Now a final word is in order here about Ong. In his most accessible and most widely read book, Orality and Literacy: The Technologizing of the Word (1982), he discusses what he refers to there as the inward turn of consciousness (pp. 178-179).
But to capture adequately here the import of Ong's basic valuation of the inward turn of consciousness (which is also characteristic of literary modernism), I want to quote Ong's succinct summary in his 1971 book Rhetoric, Romance, and Technology: Studies in the Interaction of Expression and Culture (pp. 10-11) of the Jungian psychoanalyst Eric Neumann's Jungian account of the eight stages of consciousness in his book The Origins and History of Consciousness, translated by R. F. C. Hull (1954; orig. German ed., 1949):
"The stages of psychic development as treated by Neumann are successively (1) the infantile undifferentiated self-contained whole symbolized by the uroboros (tail-eater), the serpent with its tail in its mouth, as well as by other circular or global mythological figures [including Nietzsche's imagery about the eternal return?], (2) the Great Mother (the impersonal womb from which each human infant, male or female, comes, the impersonal femininity which may swallow him [or her] up again), (3) the separation of the world parents (the principle of opposites, differentiation, possibility of change, (4) the birth of the hero (rise of masculinity and of the personalized ego) with its sequels in (5) the slaying of the mother (fight with the dragon: victory over primal creative but consuming femininity, chthonic forces), and (6) the slaying of the father (symbol of thwarting obstruction of individual achievement, [thwarting] what is new), (7) the freeing of the captive (liberation of the ego from endogamous [i.e., "married" within one's psyche] kinship libido and the emergence of the higher femininity, with woman now as person, anima-sister, related positively to ego consciousness), and finally (8) the transformation (new unity in self-conscious individualization, higher masculinity, expressed primordially in the Osiris myth but today entering new phases with heightened individualism [such as Nietzsche's overman] - or, more properly, personalism - of modern man [sic])."

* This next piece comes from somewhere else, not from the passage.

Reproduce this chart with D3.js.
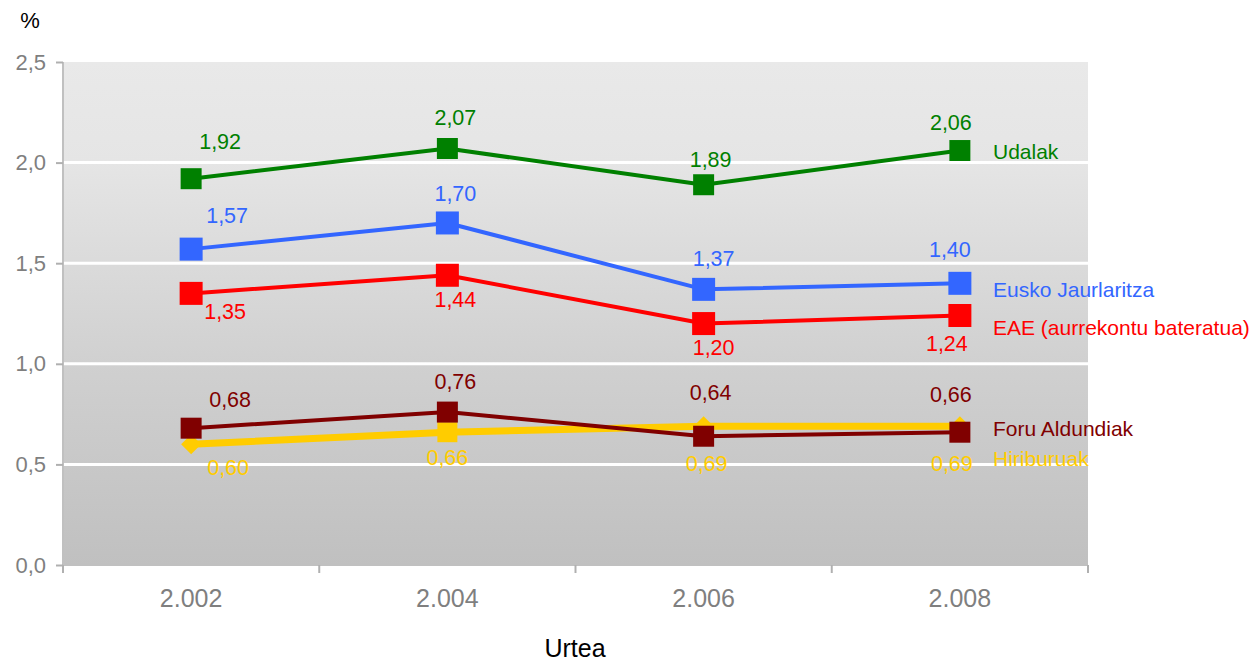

Ong also sums up Neumann's Jungian account of the stages of consciousness in his (Ong's) book Fighting for Life: Contest, Sexuality [Gender], and Consciousness (1981, pp. 18-19; but also see the "Index" for further references to Neumann [p. 228]), the published version of Ong's 1979 Messenger Lectures at Cornell University.

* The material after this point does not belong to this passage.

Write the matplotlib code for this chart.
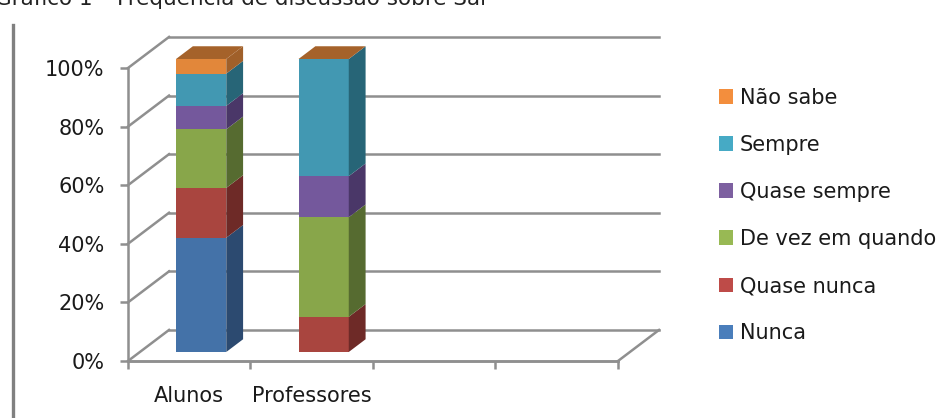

As you can see, Ong values personalism, He characterized his own work as phenomenological and personalist in cast. I honored both of those two characterizations in the subtitle of my award-winning book Walter Ong's Contributions to Cultural Studies: The Phenomenology of the Word and I-Thou Communication (2000), mentioned above.
But no inward turn of consciousness = no twentieth-century personalism.